## What is asked
Skip all pictures. Write out the data below from its first line through the line that contains "line=dict(color=col, width=w)))".
#### Dataset extract ####
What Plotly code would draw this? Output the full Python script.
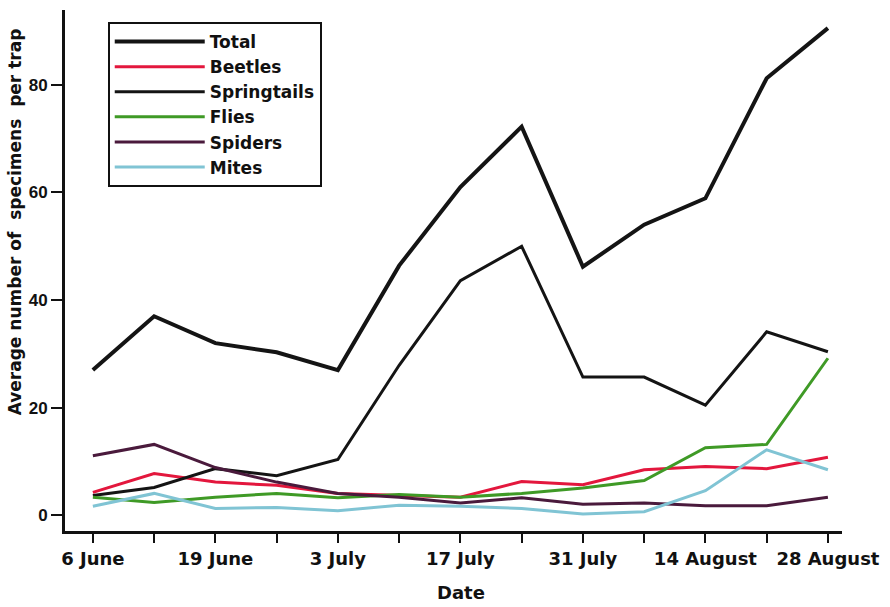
import plotly.graph_objects as go

x_idx = list(range(13))
tick_labels = ["6 June", "", "19 June", "", "3 July", "", "17 July", "",
               "31 July", "", "14 August", "", "28 August"]

total = [27, 37, 32, 30.3, 27, 46.4, 61, 72.2, 46.2, 54.0, 58.9, 81.2, 90.5]
beetles = [4.3, 7.8, 6.2, 5.6, 4.1, 3.7, 3.4, 6.3, 5.7, 8.5, 9.1, 8.7, 10.8]
springtails = [3.7, 5.2, 8.7, 7.4, 10.4, 27.9, 43.6, 50, 25.7, 25.7, 20.5, 34.1, 30.4]
flies = [3.4, 2.4, 3.4, 4.1, 3.3, 3.9, 3.4, 4.1, 5.1, 6.5, 12.6, 13.2, 29.2]
spiders = [11.1, 13.2, 8.9, 6.2, 4.1, 3.4, 2.3, 3.3, 2.1, 2.3, 1.8, 1.8, 3.4]
mites = [1.7, 4.1, 1.3, 1.5, 0.9, 1.9, 1.7, 1.3, 0.3, 0.7, 4.6, 12.2, 8.5]

series = [
    ("Total", total, "#141414", 4),
    ("Beetles", beetles, "#e3173d", 3),
    ("Springtails", springtails, "#141414", 3),
    ("Flies", flies, "#3f9a26", 3),
    ("Spiders", spiders, "#4a1a3c", 3),
    ("Mites", mites, "#80c4d4", 3),
]

fig = go.Figure()
for name, vals, col, w in series:
    fig.add_trace(go.Scatter(x=x_idx, y=vals, mode="lines", name=name,
                             line=dict(color=col, width=w)))

bold = "DejaVu Sans"
fig.update_layout(
    width=890, height=607,
    margin=dict(l=65, r=45, t=10, b=76),
    paper_bgcolor="white", plot_bgcolor="white",
    showlegend=True,
    legend=dict(x=0.055, y=0.977, xanchor="left", yanchor="top",
                bordercolor="#111", borderwidth=2, bgcolor="white",
                font=dict(family=bold, size=17, color="#111", weight="bold"),
                itemwidth=90, tracegroupgap=0,
                traceorder="normal"),
    xaxis=dict(range=[-0.455, 12.23], tickmode="array", tickvals=x_idx,
               ticktext=tick_labels, showline=True, linecolor="#111",
               linewidth=3, ticks="outside", ticklen=9, tickwidth=2,
               tickcolor="#111", showgrid=False, zeroline=False,
               tickfont=dict(family=bold, size=18, color="#111", weight="bold")),
    yaxis=dict(range=[-2.88, 93.87], tickvals=[0, 20, 40, 60, 80],
               showline=True, linecolor="#111", linewidth=3,
               ticks="outside", ticklen=11, tickwidth=2, tickcolor="#111",
               showgrid=False, zeroline=False,
               tickfont=dict(family="Liberation Sans", size=17, color="#111",
                             weight="bold")),
    annotations=[
        dict(text="Date", xref="paper", yref="paper", x=0.51, y=-0.118,
             showarrow=False, xanchor="center", yanchor="middle",
             font=dict(family=bold, size=18, color="#111", weight="bold")),
        dict(text="Average number of  specimens  per trap", xref="paper",
             yref="paper", x=-0.064, y=0.593, textangle=-90, showarrow=False,
             xanchor="center", yanchor="middle",
             font=dict(family=bold, size=17, color="#111", weight="bold")),
    ],
)

fig.write_html("out.html")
####
## Solution for this problem
What Plotly code would draw this? Output the full Python script.
import plotly.graph_objects as go

x_idx = list(range(13))
tick_labels = ["6 June", "", "19 June", "", "3 July", "", "17 July", "",
               "31 July", "", "14 August", "", "28 August"]

total = [27, 37, 32, 30.3, 27, 46.4, 61, 72.2, 46.2, 54.0, 58.9, 81.2, 90.5]
beetles = [4.3, 7.8, 6.2, 5.6, 4.1, 3.7, 3.4, 6.3, 5.7, 8.5, 9.1, 8.7, 10.8]
springtails = [3.7, 5.2, 8.7, 7.4, 10.4, 27.9, 43.6, 50, 25.7, 25.7, 20.5, 34.1, 30.4]
flies = [3.4, 2.4, 3.4, 4.1, 3.3, 3.9, 3.4, 4.1, 5.1, 6.5, 12.6, 13.2, 29.2]
spiders = [11.1, 13.2, 8.9, 6.2, 4.1, 3.4, 2.3, 3.3, 2.1, 2.3, 1.8, 1.8, 3.4]
mites = [1.7, 4.1, 1.3, 1.5, 0.9, 1.9, 1.7, 1.3, 0.3, 0.7, 4.6, 12.2, 8.5]

series = [
    ("Total", total, "#141414", 4),
    ("Beetles", beetles, "#e3173d", 3),
    ("Springtails", springtails, "#141414", 3),
    ("Flies", flies, "#3f9a26", 3),
    ("Spiders", spiders, "#4a1a3c", 3),
    ("Mites", mites, "#80c4d4", 3),
]

fig = go.Figure()
for name, vals, col, w in series:
    fig.add_trace(go.Scatter(x=x_idx, y=vals, mode="lines", name=name,
                             line=dict(color=col, width=w)))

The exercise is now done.